Turns out the idea was born in an 1858 poem by Adelaide Anne Procter and set to music by Arthur Sullivan, of Gilbert and Sullivan fame. It then filtered down through the eras, in books and film, til it was in every musicians' vernacular. It's a quick way of referring to endless attempts to realize an ideal. Musicians practice hours a day, clumsily trying to construct with their horn or axe what they hear so hauntingly in their head.

So, here's the segue: I think this story perfectly reflects the nature lovers' endless quest to experience the purely wild.
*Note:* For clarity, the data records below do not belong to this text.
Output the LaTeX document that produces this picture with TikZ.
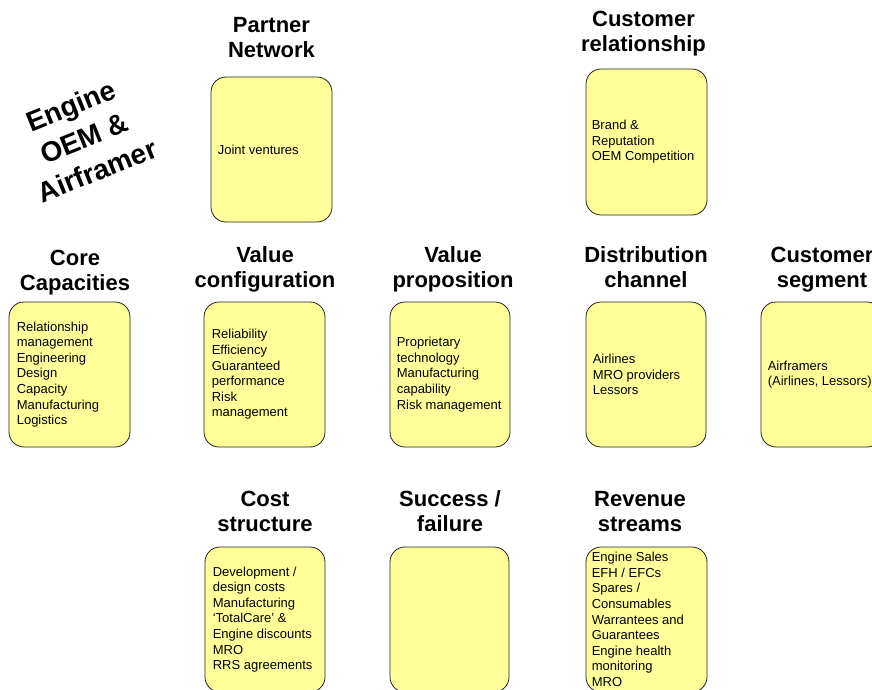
\documentclass[tikz,border=0pt]{standalone}
\usepackage{fontspec}
\setmainfont{Liberation Sans}
\definecolor{boxyellow}{HTML}{FFFF99}
\definecolor{boxline}{HTML}{222222}
\begin{document}
\begin{tikzpicture}[x=1pt,y=-1pt,
  bmbox/.style={draw=boxline, fill=boxyellow, rounded corners=15pt, line width=0.8pt,
    minimum width=121pt, minimum height=145pt, inner sep=0pt},
  bmtitle/.style={font=\fontsize{22}{25}\selectfont\bfseries, align=center, anchor=base, inner sep=0pt},
  bmbody/.style={font=\fontsize{13}{15.6}\selectfont, align=left, anchor=west, inner sep=0pt},
  bmbig/.style={font=\fontsize{28}{35}\selectfont\bfseries, align=center, rotate=22, inner sep=0pt}]
\clip (0,0) rectangle (872,690);
\useasboundingbox (0,0) rectangle (872,690);

% boxes
\node[bmbox] (pn)   at (271.5,149.5) {};
\node[bmbox, minimum height=146pt] (cr) at (646.5,142) {};
\node[bmbox] (cc)   at (69.5,374.5) {};
\node[bmbox] (vc)   at (264.5,374.5) {};
\node[bmbox, minimum width=120pt] (vp) at (450,374.5) {};
\node[bmbox, minimum width=120pt] (dc) at (646,374.5) {};
\node[bmbox] (cs)   at (821.5,374.5) {};
\node[bmbox, minimum width=120pt] (cost) at (265,619.5) {};
\node[bmbox, minimum width=119pt] (sf)   at (449.5,619.5) {};
\node[bmbox] (rs)   at (646.5,619.5) {};

% titles (anchor = baseline of the last line)
\node[bmtitle] (pnT) at (271.5,58) {Partner\\Network};
\node[bmtitle] (crT) at (643.5,52) {Customer\\relationship};
\node[bmtitle] (ccT) at (75,290) {Core\\Capacities};
\node[bmtitle] (vcT) at (265,287) {Value\\configuration};
\node[bmtitle] (vpT) at (453,287) {Value\\proposition};
\node[bmtitle] (dcT) at (646,287) {Distribution\\channel};
\node[bmtitle] (csT) at (822,287) {Customer\\segment};
\node[bmtitle] (costT) at (265,531) {Cost\\structure};
\node[bmtitle] (sfT) at (450,531) {Success /\\failure};
\node[bmtitle] (rsT) at (640,531) {Revenue\\streams};

% big rotated label
\node[bmbig] (eng) at (84,138) {Engine\\OEM \&\\Airframer};

% box contents
\node[bmbody] (pnB) at ([xshift=7pt]pn.west) {Joint ventures};
\node[bmbody] (crB) at ([xshift=6pt]cr.west) {Brand \&\\Reputation\\OEM Competition};
\node[bmbody] (ccB) at ([xshift=8pt]cc.west) {Relationship\\management\\Engineering\\Design\\Capacity\\Manufacturing\\Logistics};
\node[bmbody] (vcB) at ([xshift=8pt]vc.west) {Reliability\\Efficiency\\Guaranteed\\performance\\Risk\\management};
\node[bmbody] (vpB) at ([xshift=7pt]vp.west) {Proprietary\\technology\\Manufacturing\\capability\\Risk management};
\node[bmbody] (dcB) at ([xshift=7pt]dc.west) {Airlines\\MRO providers\\Lessors};
\node[bmbody] (csB) at ([xshift=7pt]cs.west) {Airframers\\(Airlines, Lessors)};
\node[bmbody] (costB) at ([xshift=8pt]cost.west) {Development /\\design costs\\Manufacturing\\`TotalCare' \&\\Engine discounts\\MRO\\RRS agreements};
\node[bmbody] (rsB) at ([xshift=6pt]rs.west) {Engine Sales\\EFH / EFCs\\Spares /\\Consumables\\Warrantees and\\Guarantees\\Engine health\\monitoring\\MRO};
\end{tikzpicture}
\end{document}
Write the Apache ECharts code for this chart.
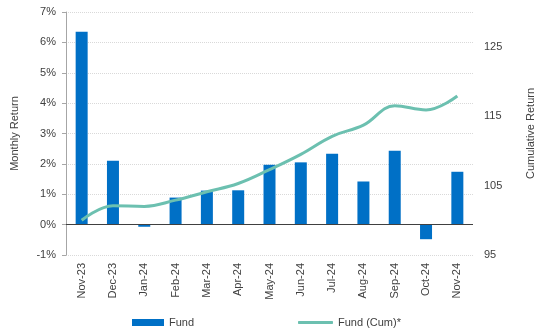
<!DOCTYPE html>
<html>
<head>
<meta charset="utf-8">
<script src="https://cdn.jsdelivr.net/npm/echarts@6/dist/echarts.min.js"></script>
<style>
  html, body { margin: 0; padding: 0; background: #fff; }
  #chart { width: 536px; height: 331px; }
</style>
</head>
<body>
<div id="chart"></div>
<script>
// Monthly fund returns (%) and cumulative index (start = 100)
const months = ['Nov-23', 'Dec-23', 'Jan-24', 'Feb-24', 'Mar-24', 'Apr-24', 'May-24',
                'Jun-24', 'Jul-24', 'Aug-24', 'Sep-24', 'Oct-24', 'Nov-24'];
const monthlyReturn = [6.35, 2.10, -0.07, 0.89, 1.12, 1.13, 1.97, 2.05, 2.33, 1.42, 2.43, -0.48, 1.74];
const cumulative = [100.0, 102.1, 102.0, 102.9, 104.1, 105.3, 107.3, 109.5, 112.1, 113.7, 116.5, 115.9, 117.9];

const font = 'Liberation Sans, Arial, sans-serif';
const textColor = '#404040';
const barColor = '#0070c6';
const lineColor = '#6cc0b0';

const chart = echarts.init(document.getElementById('chart'));
chart.setOption({
  animation: false,
  textStyle: { fontFamily: font },
  grid: { left: 66, right: 63, top: 12, bottom: 76, containLabel: false, outerBoundsMode: 'none' },
  legend: [
    {
      left: 127, top: 312,
      itemWidth: 32, itemHeight: 7,
      textStyle: { fontFamily: font, fontSize: 11, color: textColor },
      data: [{ name: 'Fund', icon: 'rect' }]
    },
    {
      left: 293, top: 312,
      itemWidth: 35, itemHeight: 3,
      textStyle: { fontFamily: font, fontSize: 11, color: textColor },
      data: [{ name: 'Fund (Cum)*', icon: 'roundRect', itemStyle: { color: lineColor } }]
    }
  ],
  xAxis: {
    type: 'category',
    data: months,
    axisLine: { show: false, onZero: false },
    axisTick: { show: false },
    axisLabel: { rotate: 90, margin: 8, fontSize: 11, color: textColor, fontFamily: font }
  },
  yAxis: [
    {
      type: 'value',
      min: -1, max: 7, interval: 1,
      name: 'Monthly Return',
      nameLocation: 'middle',
      nameGap: 46,
      nameTextStyle: { fontSize: 11, color: textColor, fontFamily: font },
      axisLine: { show: true, lineStyle: { color: '#a6a6a6' } },
      axisTick: { show: true, length: 4, lineStyle: { color: '#a6a6a6' } },
      axisLabel: { formatter: '{value}%', margin: 10, fontSize: 11, color: textColor, fontFamily: font },
      splitLine: { show: true, lineStyle: { color: '#d9d9d9', type: 'dotted' } }
    },
    {
      type: 'value',
      position: 'right',
      min: 95, max: 130, interval: 5,
      name: 'Cumulative Return',
      nameLocation: 'middle',
      nameGap: 52,
      nameRotate: 90,
      nameTextStyle: { fontSize: 11, color: textColor, fontFamily: font },
      axisLine: { show: false },
      axisTick: { show: false },
      axisLabel: {
        margin: 11, fontSize: 11, color: textColor, fontFamily: font,
        formatter: v => ((v - 95) % 10 === 0 && v < 130) ? String(v) : ''
      },
      splitLine: { show: false }
    }
  ],
  series: [
    {
      name: 'Fund',
      type: 'bar',
      yAxisIndex: 0,
      data: monthlyReturn,
      barWidth: 12,
      itemStyle: { color: barColor },
      markLine: {
        silent: true,
        symbol: 'none',
        label: { show: false },
        lineStyle: { color: '#404040', type: 'solid', width: 1 },
        data: [{ yAxis: 0 }]
      }
    },
    {
      name: 'Fund (Cum)*',
      type: 'line',
      yAxisIndex: 1,
      data: cumulative,
      smooth: 0.4,
      symbol: 'none',
      lineStyle: { color: lineColor, width: 3 },
      itemStyle: { color: lineColor }
    }
  ]
});
</script>
</body>
</html>
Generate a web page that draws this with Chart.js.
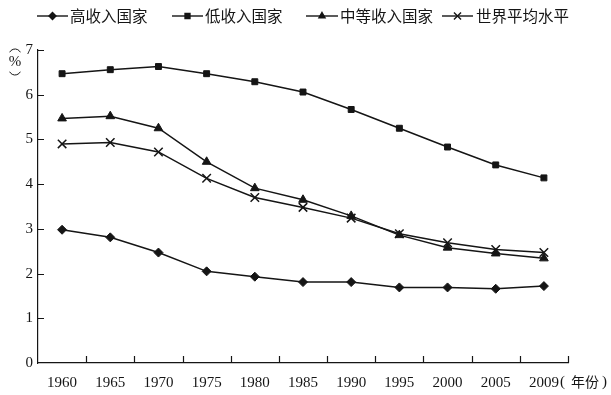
<!DOCTYPE html>
<html>
<head>
<meta charset="utf-8">
<script src="https://cdn.jsdelivr.net/npm/chart.js@4/dist/chart.umd.min.js"></script>
<style>
  html, body { margin: 0; padding: 0; background: #fff; }
  #wrap { width: 611px; height: 395px; }
</style>
</head>
<body>
<div id="wrap"><canvas id="lineChart" width="611" height="395"></canvas></div>
<script>
const years = ["1960", "1965", "1970", "1975", "1980", "1985", "1990", "1995", "2000", "2005", "2009"];
const seriesNames = ["高收入国家", "低收入国家", "中等收入国家", "世界平均水平"];
const highIncome = [2.98, 2.81, 2.47, 2.05, 1.93, 1.81, 1.81, 1.69, 1.69, 1.66, 1.72];
const lowIncome = [6.47, 6.56, 6.63, 6.47, 6.29, 6.06, 5.67, 5.25, 4.83, 4.43, 4.14];
const middleIncome = [5.47, 5.52, 5.25, 4.50, 3.91, 3.65, 3.29, 2.86, 2.58, 2.45, 2.34];
const worldAvg = [4.90, 4.93, 4.72, 4.13, 3.70, 3.48, 3.24, 2.89, 2.69, 2.54, 2.47];
const yTicks = [0, 1, 2, 3, 4, 5, 6, 7];

const ink = "#151515";
const serif = "'Liberation Serif', 'DejaVu Serif', serif";
const cjk = "'Noto Sans CJK SC', sans-serif";

function series(label, data, style, radius) {
  return {
    label: label,
    data: data,
    borderColor: ink,
    backgroundColor: ink,
    borderWidth: 1.5,
    pointStyle: style,
    pointRadius: radius,
    pointBorderWidth: style === "crossRot" ? 1.5 : 1,
    pointBackgroundColor: ink,
    pointBorderColor: ink,
    tension: 0,
  };
}

// ticks pointing inward, legend with line+marker, unit labels
const decor = {
  id: "decor",
  afterDraw(chart) {
    const ctx = chart.ctx;
    const xs = chart.scales.x, ys = chart.scales.y;
    const area = chart.chartArea;
    ctx.save();
    ctx.strokeStyle = ink;
    ctx.lineWidth = 1.2;
    ctx.beginPath();
    yTicks.forEach(v => {
      const y = Math.round(ys.getPixelForValue(v)) + 0.5;
      if (v === 0) return;
      ctx.moveTo(area.left, y);
      ctx.lineTo(area.left + 6, y);
    });
    for (let i = 1; i <= years.length; i++) {
      const x = Math.round(xs.getPixelForValue(i - 0.5)) + 0.5;
      ctx.moveTo(x, area.bottom);
      ctx.lineTo(x, area.bottom - 7);
    }
    ctx.stroke();

    // legend
    const items = [
      { x1: 37, x2: 68, tx: 70 },
      { x1: 172, x2: 203, tx: 205 },
      { x1: 306, x2: 338, tx: 340 },
      { x1: 442, x2: 473, tx: 476 },
    ];
    const ly = 16;
    chart.data.datasets.forEach((ds, i) => {
      const it = items[i];
      ctx.strokeStyle = ink;
      ctx.fillStyle = ink;
      ctx.lineWidth = 1.4;
      ctx.beginPath();
      ctx.moveTo(it.x1, ly);
      ctx.lineTo(it.x2, ly);
      ctx.stroke();
      Chart.helpers.drawPoint(ctx, {
        pointStyle: ds.pointStyle,
        radius: ds.pointStyle === "crossRot" ? 5 : 3.5,
        rotation: 0,
        borderWidth: 1.2,
      }, (it.x1 + it.x2) / 2, ly);
      ctx.font = "15.5px " + cjk;
      ctx.textAlign = "left";
      ctx.textBaseline = "middle";
      ctx.fillText(ds.label, it.tx, ly);
    });

    // vertical unit label: (%) written top to bottom
    ctx.fillStyle = ink;
    ctx.strokeStyle = ink;
    ctx.lineWidth = 1;
    ctx.beginPath();
    ctx.arc(15, 55, 6, Math.PI * 1.15, Math.PI * 1.85);
    ctx.stroke();
    ctx.beginPath();
    ctx.arc(15, 69, 6, Math.PI * 0.15, Math.PI * 0.85);
    ctx.stroke();
    ctx.textAlign = "center";
    ctx.textBaseline = "middle";
    ctx.font = "15px " + serif;
    ctx.fillText("%", 15, 62);

    // x unit
    ctx.textAlign = "left";
    ctx.font = "15px " + serif;
    ctx.fillText("(", 560, 382);
    ctx.fillText(")", 602, 382);
    ctx.font = "14px " + cjk;
    ctx.fillText("年份", 571, 382);
    ctx.restore();
  }
};

const config = {
  type: "line",
  data: {
    labels: years,
    datasets: [
      series(seriesNames[0], highIncome, "rectRot", 4.5),
      series(seriesNames[1], lowIncome, "rect", 4.2),
      series(seriesNames[2], middleIncome, "triangle", 5),
      series(seriesNames[3], worldAvg, "crossRot", 6),
    ],
  },
  options: {
    responsive: false,
    animation: false,
    layout: { padding: { left: 0, top: 50, right: 43, bottom: 0 } },
    plugins: {
      legend: { display: false },
      tooltip: { enabled: false },
    },
    scales: {
      x: {
        type: "category",
        offset: true,
        afterFit: s => { s.height = 32; },
        grid: { display: true, drawOnChartArea: false, drawTicks: false, offset: true },
        border: { display: true, color: ink, width: 1.2 },
        ticks: { color: ink, font: { family: serif, size: 15 }, padding: 11, maxRotation: 0, autoSkip: false },
      },
      y: {
        min: 0,
        max: 7,
        afterFit: s => { s.width = 38; },
        afterBuildTicks: s => { s.ticks = yTicks.map(v => ({ value: v })); },
        grid: { display: true, drawOnChartArea: false, drawTicks: false },
        border: { display: true, color: ink, width: 1.2 },
        ticks: { color: ink, font: { family: serif, size: 15 }, padding: 5 },
      },
    },
  },
  plugins: [decor],
};

new Chart(document.getElementById("lineChart"), config);
</script>
</body>
</html>
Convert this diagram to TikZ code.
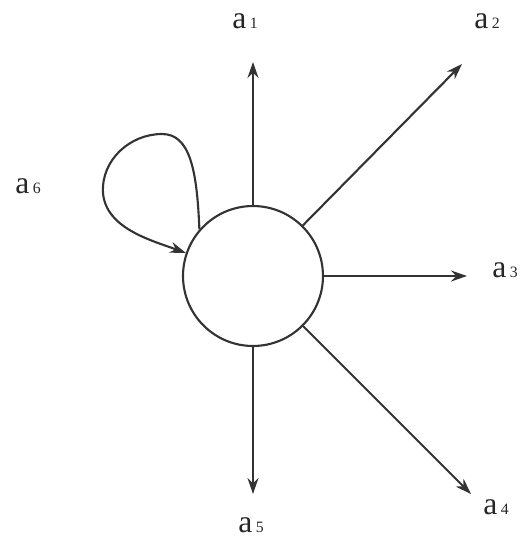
\documentclass[tikz,border=0pt]{standalone}
\usepackage{fontspec}
\setmainfont{Liberation Serif}
\usetikzlibrary{arrows.meta}
\newcommand{\albl}[1]{{\fontsize{18}{18}\selectfont a}\kern2pt{\fontsize{9}{9}\selectfont #1}}

\begin{document}
\begin{tikzpicture}[
    x=0.02cm, y=-0.02cm,
    % style for the central state
    state/.style={
        circle,
        draw=black!80,
        line width=1.2pt,
        inner sep=0pt,
        minimum size=2.8cm
    },
    % style for the outgoing edges
    edge style/.style={
        draw=black!80,
        line width=1.2pt,
        -{Stealth[length=3.2mm,width=2.2mm]}
    },
    lbl/.style={inner sep=0pt, text=black!85}
]
    \useasboundingbox (0,0) rectangle (522,539);

    % central state
    \node[state] (c) at (253,276) {};

    % free ends of the edges
    \coordinate (e1) at (253,62);
    \coordinate (e2) at (462,64);
    \coordinate (e3) at (467,276);
    \coordinate (e4) at (471,494);
    \coordinate (e5) at (253,494);

    % labels
    \node[lbl] (a1) at (245,21) {\albl{1}};
    \node[lbl] (a2) at (487,21) {\albl{2}};
    \node[lbl] (a3) at (505,270) {\albl{3}};
    \node[lbl] (a4) at (496,507) {\albl{4}};
    \node[lbl] (a5) at (251,525) {\albl{5}};
    \node[lbl] (a6) at (28,186) {\albl{6}};

    \begin{scope}[edge style]
        \draw (c) -- (e1);
        \draw (c) -- (e2);
        \draw (c) -- (e3);
        \draw (c) -- (e4);
        \draw (c) -- (e5);

        % the self loop on the left
        \draw (c.139) .. controls (197,170) and (190,134) .. (162,134)
              .. controls (130,134) and (101,160) .. (103,193)
              .. controls (106,228) and (150,240) .. (c.161);
    \end{scope}

\end{tikzpicture}
\end{document}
Once a place has been trodden by human heels, it has, in some way, been changed forever. By definition, it can't be wild anymore. Even the first person to arrive, with open heart and eyes, has changed something by their very presence. It's like the cliché about a quantum physics experiment: the results are irrevocably changed by the very act of observing it. And there are few places left where humans haven't stepped.

If there is something we can call truly, fully wild, then by definition, it excludes humans. Can a fully wild being conceive of itself as wild? Doing so assumes a great, steaming pile of abstractions and cognitive connections which seem inimical to any definition of the word.

This is why I can understand the reasoning behind severe access restrictions in certain limited places. A country needs its unexplored spaces just like a human needs a lively and mysterious unconscious. In fact, those untouched places might be physical manifestations of a national collective unconscious. Dream places, as the aboriginal people of Australia think of them.

So, this would all mean that we really can't touch the wild. We can catch its scent, bask in its slightly diminished glory when we go out there. But if we really want to know wild, we have to go inside.

Much ink has been spilled on the idea that spiritual enlightenment (or Nirvana, or god-realization, call it what you will) is an intrinsic, native state to which we can return, "if we but have the eyes to see." Lots of things get in the way: Our daily buzzing, distraction... our getting and spending... our very self-awareness itself. And yet, a simple, subtle shift of mind, body, or heart does the trick right away.

It's not that easy, but it is learn-able. Like meditation (my chosen road to the inner wild), any method used to get there will feel oafish and awkward until, with endless practice, it starts to feel natural. You  start to find it bubbling up even when you're not practicing. (Hmm, anyone hear more musical instrument metaphors in here?)

Can we know Wild? Can we fully touch it? It calls us into the woods, mountains, waters, to drink as deeply as we can. We feel our souls vibrate sympathetically with that chord, like the untouched strings of an open piano. And then we go back home, and somehow we feel bereft, empty.

Myself, I'm trying to cultivate the wild inside me, so that when I go out, I'm in synch that much quicker, and when I come home, I'm still nourished, from the inside out.